Seriously. Look at Fresno, Allentown, Sioux Falls, Tampa — they’re all trying and they’re all different degrees of succeeding, but you’ve made a solid reputation out of it. It’s nothing like Charlotte, Columbia, or Raleigh. It’s nothing like most places, really. It’s people cut from a different cloth in a place that was boarded up and shut down not too long ago. It’s the ultimate rag to riches story, and it was managed by a bunch of creative, new-age, slightly gothic Hippies not even trying to create the “New Freak Capital of the World.” Do you kinda wish no one knew about it?

9. Who’s your favorite Nascar driver?

Seriously. If you had to pick. C’mon.

10. Why does everyone else pronounce “Appalachian” wrong?

I just don’t understand.
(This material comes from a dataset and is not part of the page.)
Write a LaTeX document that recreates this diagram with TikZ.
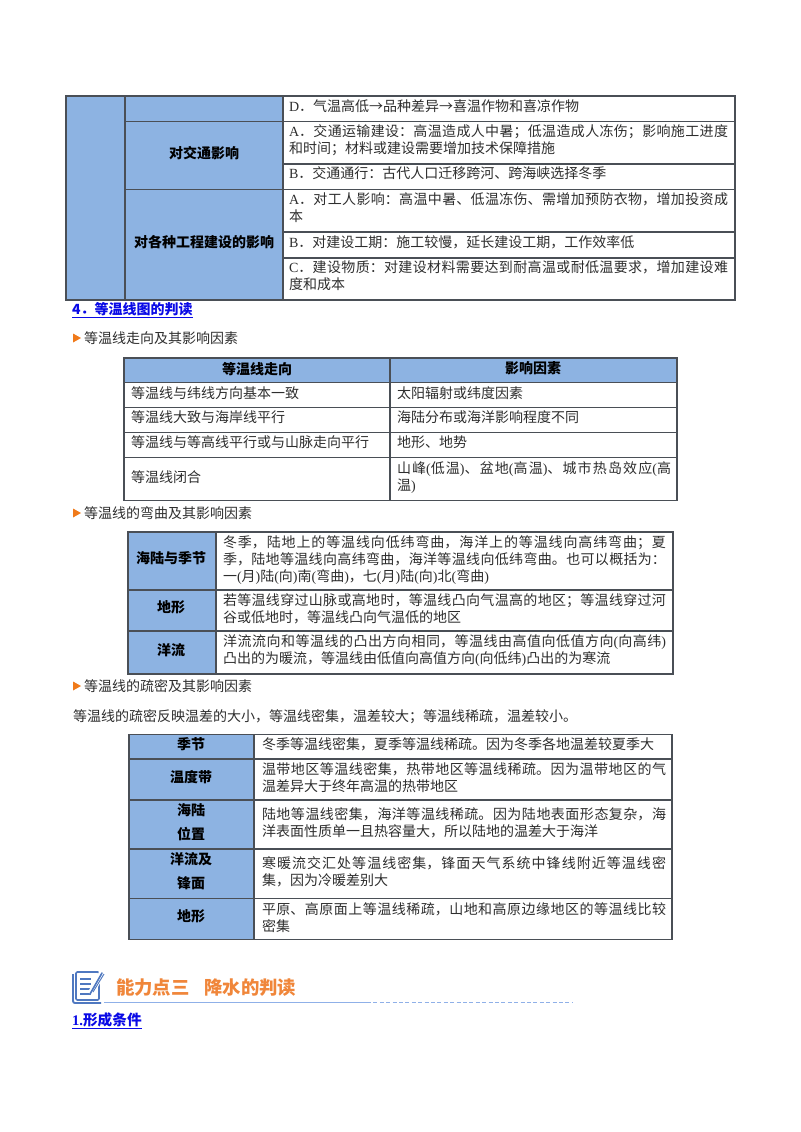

Why don’t you climb up one of your mountains and shout out over the rooftops, “It’s app-uh-LAAA-chin. Like in AAAA-pple. You’re not saying it right!” That’s what I’d do, in a proud Mean Girls moment to be relished. They’re just going around looking like imbeciles saying “app-uh-LAY-shun.” You’d be doing ‘em a favor.

11. Do you think it’s possible you care about the Wright Brothers a little too much?

That little bickering you had with Ohio over the whole “first in flight” and “birthplace of aviation” thing was a little uncalled for, North Carolina. I mean, c’mon. You already have 3 presidents, Andy Griffith, Clay Aiken, Dale Earnhardt Jr., Edward Snowden, Zach Galifianakis, and the list goes on. What does Ohio have? Lebron James and the Slamma Jamma Parmigiana? And besides, doesn’t “Blower of Whistles” or “You got your life, I got my fish, it evens out!” have a ring to it, too?

12. Why aren’t you doing anything about Florida?!

There’s got to be something you can do about all those Florida license plates. They’re everywhere and they’re not going away. We’ve got to develop a plan…we could call it the “Citrus Tax” or something. Just think about it.

13. Are you secretly where all pirates go to die?

“Esse quam videri” is a great motto, but “Where All Pirates Meet Their Doom” has quite the edge to it, too. And at least no other state would contest you on this (seriously, Ohio) between Blackbeard and Roanoke. Think of the branding! Massive National Pirate Day parties. Pirate theme parks. Entire pirate towns with exorbitant entrance fees. It could be so American! It could be so North Carolina.

Cheese grits. Hippies. Barbecue. Pirates. That could be the tattoo on your other shoulder blade.